Rédigé par le Mercredi 6 Avril 2022

L’affrontement féroce entre les forces russes et ukrainiennes n’est que la partie visible d’un iceberg en train de déchirer la coque du Titanic de la mondialisation.



Les premiers pas vers la "démondialisation"
Quand un paquebot de passagers se met à prendre l’eau, le premier reflexe du commandant de bord est de prétendre qu’il n’y a rien à craindre et que tous pouvaient être sauvés et ce pour éviter la panique.

C’est l’impression que donnent les dirigeants des pays occidentaux, prompts à s’emporter contre Poutine "le terrible" et promettre un (chimérique) soutien à l’Ukraine, moins loquaces concernant les conséquences de leurs sanctions contre la Russie sur leurs propres populations.

D’ores et déjà, le monde s’est scindé en trois blocs distincts. Il y a le bloc occidental, qui compte les pays de l’Otan auxquels il faut ajouter l’Australie, le Japon et la Corée du Sud.

Il apporte un appui sans conditions à l’Ukraine et escompte, à travers les sévères sanctions infligées, un changement de régime à Moscou, faute de pouvoir plier militairement la Russie.

Le camp des « niet » aux sanctions

Autour de la Russie sont regroupés tous les pays qui rejettent formellement les sanctions occidentales contre Moscou, dont le challenger des Etats-Unis au titre de première puissance économique mondiale, la Chine. En termes de parité de pouvoir d’achat, le géant asiatique l’est déjà.

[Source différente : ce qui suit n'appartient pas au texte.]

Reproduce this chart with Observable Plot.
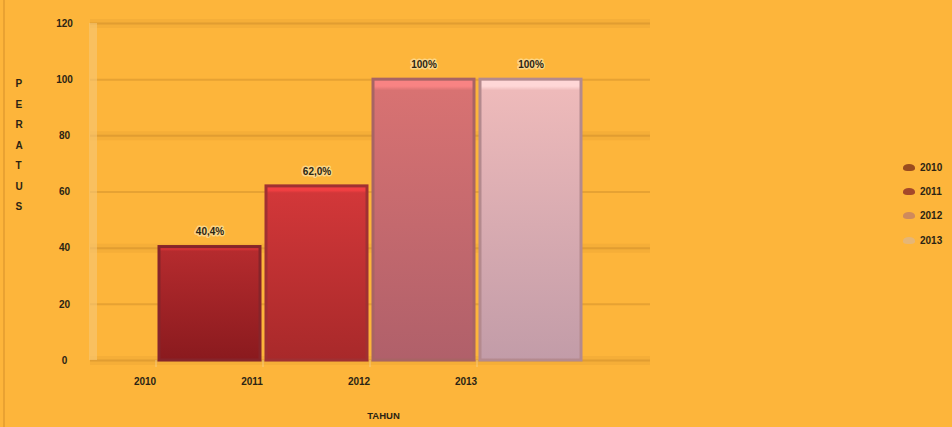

Il est intéressant de noter que parmi ces pays, on compte des membres de l’Otan, à savoir la Turquie et la Hongrie, qui appartient également à l’Union européenne.

Le Sultan Erdogan, opportuniste à souhait, achète du gaz naturel russe et accueille sur son territoire, depuis un an, le gazoduc Turkstream qui alimente six pays européens. Et vend à l’Ukraine des drones militaires Bayraktar TB2, peu efficaces face aux défenses aériennes russes, contrairement à ce que prétend la propagande ukrainienne.

Le mal aimé en Occident Viktor Orban, premier ministre pour la 4ème fois réélu de Hongrie, a gagné les voix de la majorité des électeurs en promettant de tenir son pays à l’écart de la guerre Russie-Ukraine et de continuer à importer du gaz naturel russe. Son succès électoral est une gifle aux leaders de l’UE et de l’Otan, qui n’apprécient ni son conservatisme, ni son autonomie de décision.

Les « wait and see »

Puis il y a tout le reste des pays de la planète, dont la totalité du continent africain, qui considèrent avec beaucoup de curiosité le déroulement des opérations militaires sur le terrain, mais s’inquiètent des conséquences de cette guerre sur leurs fragiles économies.

Cette neutralité, qui augure d’un regain de vitalité du léthargique mouvement des non-alignés, a beaucoup vexé les Etats-Unis, qui s’attendaient à voir tous les pays suivre les « règles » édictées par l’unique hyper-puissance mondiale, qui ne l’est tout simplement plus.

Si les Américains savaient déjà les dirigeants des pays africains en majorité très pragmatiques, sachant plier sous la tempête pour éviter de faire les frais de révolutions de couleur, ils sont désormais bien obligés d’admettre que les Africains n’attendaient que l’opportunité de se trouver des nouveaux puissants alliés, moins regardant sur la nature de leurs régimes politiques et la question des droits humains.

En Asie du Sud, le premier ministre du Pakistan, Imran Khan, est allé jusqu’à défier ouvertement Washington, qu’il accuse de fomenter un coup d’Etat constitutionnel contre son gouvernement pour avoir refusé de se joindre à la politique de sanctions contre la Russie.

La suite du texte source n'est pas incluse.